TITLE:
Stress Analysis of Membrane Flapping-Wing Aerial Vehicle Based on Different Material Models
AUTHORS:
Chunjin Yu, Daewon Kim, Yi Zhao
KEYWORDS:
Flapping-Wing, Aerial Vehicle, Membrane Wing, Stress Analysis
JOURNAL NAME:
Journal of Applied Mathematics and Physics,
Vol.2 No.12,
November
25,
2014
ABSTRACT:
Recent studies of flapping-wing aerial
vehicles have been focused on the aerodynamic performance based on linear
materials. Little work has been done on structural analysis based on nonlinear
material models. A stress analysis is conducted in this study on membrane
flapping-wing aerial vehicles using finite element method based on three
material models, namely, linear elastic, Mooney-Rivlin non linear, and
composite material models. The purpose of this paper is to understand how
different types of materials affect the stresses of a flapping-wing. In the
finite element simulation, each flapping cycle is divided into twelve stages
and the maximum stress is calculated in each stage. The results show that 1)
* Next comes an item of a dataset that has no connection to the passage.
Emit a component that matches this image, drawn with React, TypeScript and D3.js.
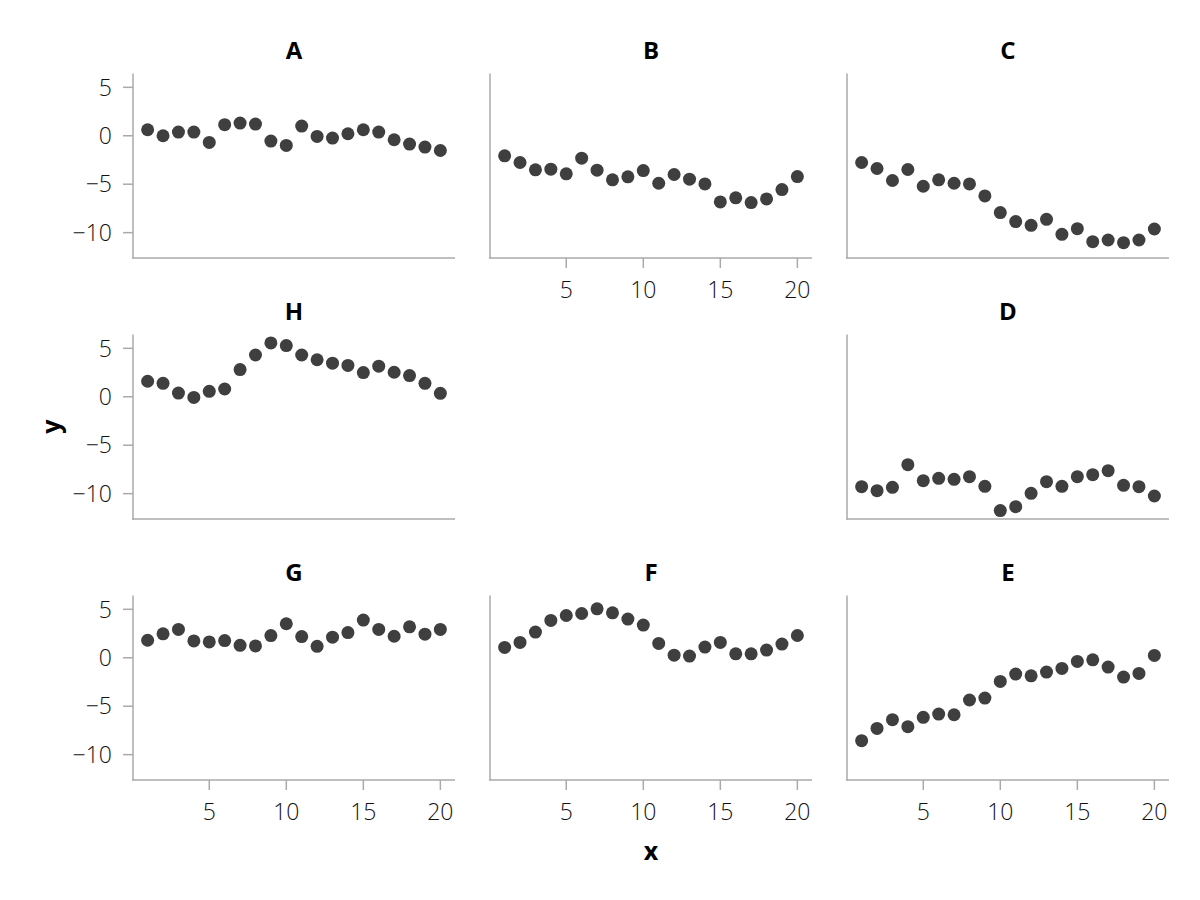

there are two peak stress values in one flapping cycle; one at the beginning
stage of down stroke and the other at the beginning of upstroke, 2) maximum
stress at the beginning of down stroke is greater than that at the beginning of
upstroke, 3) maximum stress based on each material model is different. The
composite and the Mooney-Rivlin nonlinear models produce much less stresses
compared to the linear material model; and 4) the ratio of downstroke maximum
stress and upstroke maximum stress varies with different material models. This
research is helpful in answering why insect wings are so impeccable, thus
providing a possibility of improving the design of flapping-wing aerial vehicles.